EXERCISE :: Print all of the lines exactly. Any picture among them stays out.

PROVIDED DATA ::

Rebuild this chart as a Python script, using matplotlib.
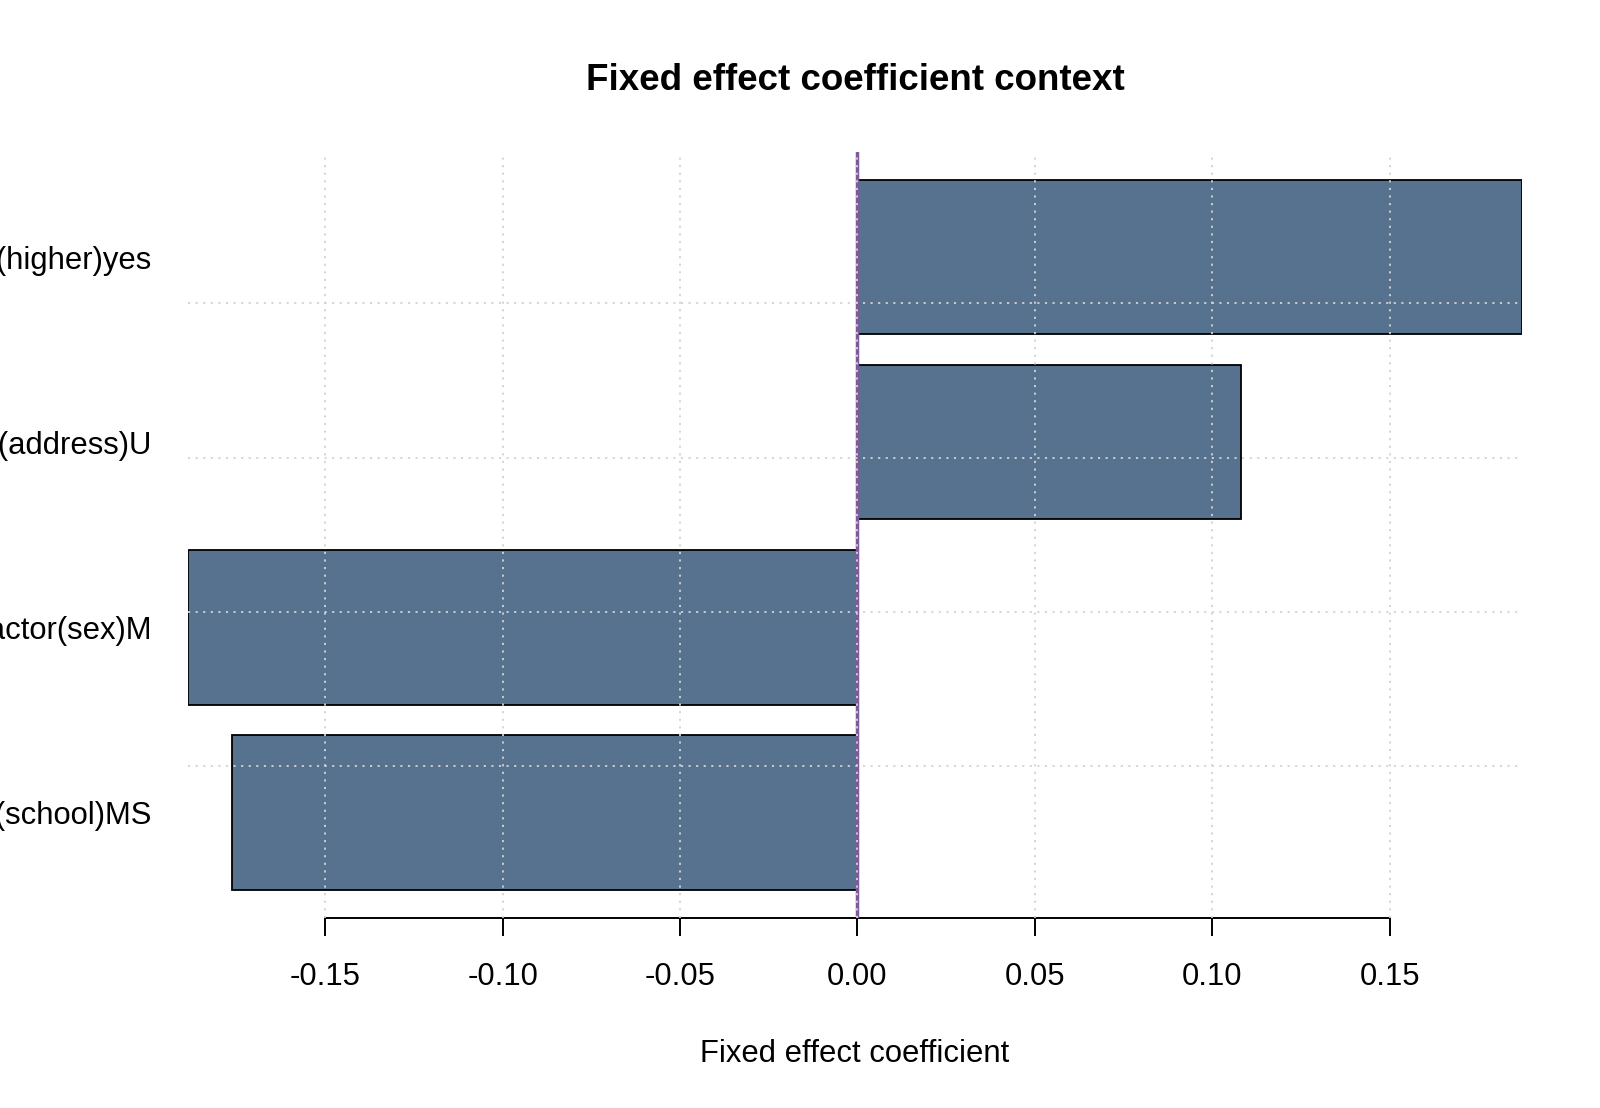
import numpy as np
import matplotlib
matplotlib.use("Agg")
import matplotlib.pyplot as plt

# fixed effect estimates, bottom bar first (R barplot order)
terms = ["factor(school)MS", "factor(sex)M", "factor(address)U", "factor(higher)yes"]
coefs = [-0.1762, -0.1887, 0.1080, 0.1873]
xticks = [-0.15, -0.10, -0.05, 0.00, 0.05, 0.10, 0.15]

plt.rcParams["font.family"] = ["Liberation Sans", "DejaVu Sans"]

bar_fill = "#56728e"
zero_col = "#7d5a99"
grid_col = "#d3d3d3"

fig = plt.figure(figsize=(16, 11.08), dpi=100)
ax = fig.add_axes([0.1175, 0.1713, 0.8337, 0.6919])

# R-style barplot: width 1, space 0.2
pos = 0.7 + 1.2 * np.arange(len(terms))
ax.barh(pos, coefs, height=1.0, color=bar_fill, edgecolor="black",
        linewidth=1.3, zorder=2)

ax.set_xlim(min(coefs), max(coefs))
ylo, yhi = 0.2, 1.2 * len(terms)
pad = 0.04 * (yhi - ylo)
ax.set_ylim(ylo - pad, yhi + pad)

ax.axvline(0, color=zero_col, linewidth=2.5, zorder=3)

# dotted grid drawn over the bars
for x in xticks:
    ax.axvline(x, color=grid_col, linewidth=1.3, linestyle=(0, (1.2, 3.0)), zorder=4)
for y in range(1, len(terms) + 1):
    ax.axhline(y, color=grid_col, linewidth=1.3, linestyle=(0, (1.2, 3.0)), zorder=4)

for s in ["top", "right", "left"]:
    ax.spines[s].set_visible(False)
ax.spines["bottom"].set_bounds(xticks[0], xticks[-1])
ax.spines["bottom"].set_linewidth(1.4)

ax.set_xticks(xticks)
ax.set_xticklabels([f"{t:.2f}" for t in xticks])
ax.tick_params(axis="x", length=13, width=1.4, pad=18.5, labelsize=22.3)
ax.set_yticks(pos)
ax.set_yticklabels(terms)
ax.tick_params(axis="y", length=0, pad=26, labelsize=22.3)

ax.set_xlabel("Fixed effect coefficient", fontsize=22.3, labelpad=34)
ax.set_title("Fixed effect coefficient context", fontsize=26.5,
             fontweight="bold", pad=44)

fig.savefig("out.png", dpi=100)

ANSWER TO THIS PROBLEM ::
Rebuild this chart as a Python script, using matplotlib.
import numpy as np
import matplotlib
matplotlib.use("Agg")
import matplotlib.pyplot as plt

# fixed effect estimates, bottom bar first (R barplot order)
terms = ["factor(school)MS", "factor(sex)M", "factor(address)U", "factor(higher)yes"]
coefs = [-0.1762, -0.1887, 0.1080, 0.1873]
xticks = [-0.15, -0.10, -0.05, 0.00, 0.05, 0.10, 0.15]

plt.rcParams["font.family"] = ["Liberation Sans", "DejaVu Sans"]

bar_fill = "#56728e"
zero_col = "#7d5a99"
grid_col = "#d3d3d3"

fig = plt.figure(figsize=(16, 11.08), dpi=100)
ax = fig.add_axes([0.1175, 0.1713, 0.8337, 0.6919])

# R-style barplot: width 1, space 0.2
pos = 0.7 + 1.2 * np.arange(len(terms))
ax.barh(pos, coefs, height=1.0, color=bar_fill, edgecolor="black",
        linewidth=1.3, zorder=2)

ax.set_xlim(min(coefs), max(coefs))
ylo, yhi = 0.2, 1.2 * len(terms)
pad = 0.04 * (yhi - ylo)
ax.set_ylim(ylo - pad, yhi + pad)

ax.axvline(0, color=zero_col, linewidth=2.5, zorder=3)

# dotted grid drawn over the bars
for x in xticks:
    ax.axvline(x, color=grid_col, linewidth=1.3, linestyle=(0, (1.2, 3.0)), zorder=4)
for y in range(1, len(terms) + 1):
    ax.axhline(y, color=grid_col, linewidth=1.3, linestyle=(0, (1.2, 3.0)), zorder=4)

for s in ["top", "right", "left"]:
    ax.spines[s].set_visible(False)
ax.spines["bottom"].set_bounds(xticks[0], xticks[-1])
ax.spines["bottom"].set_linewidth(1.4)

ax.set_xticks(xticks)
ax.set_xticklabels([f"{t:.2f}" for t in xticks])
ax.tick_params(axis="x", length=13, width=1.4, pad=18.5, labelsize=22.3)
ax.set_yticks(pos)
ax.set_yticklabels(terms)
ax.tick_params(axis="y", length=0, pad=26, labelsize=22.3)

ax.set_xlabel("Fixed effect coefficient", fontsize=22.3, labelpad=34)
ax.set_title("Fixed effect coefficient context", fontsize=26.5,
             fontweight="bold", pad=44)

fig.savefig("out.png", dpi=100)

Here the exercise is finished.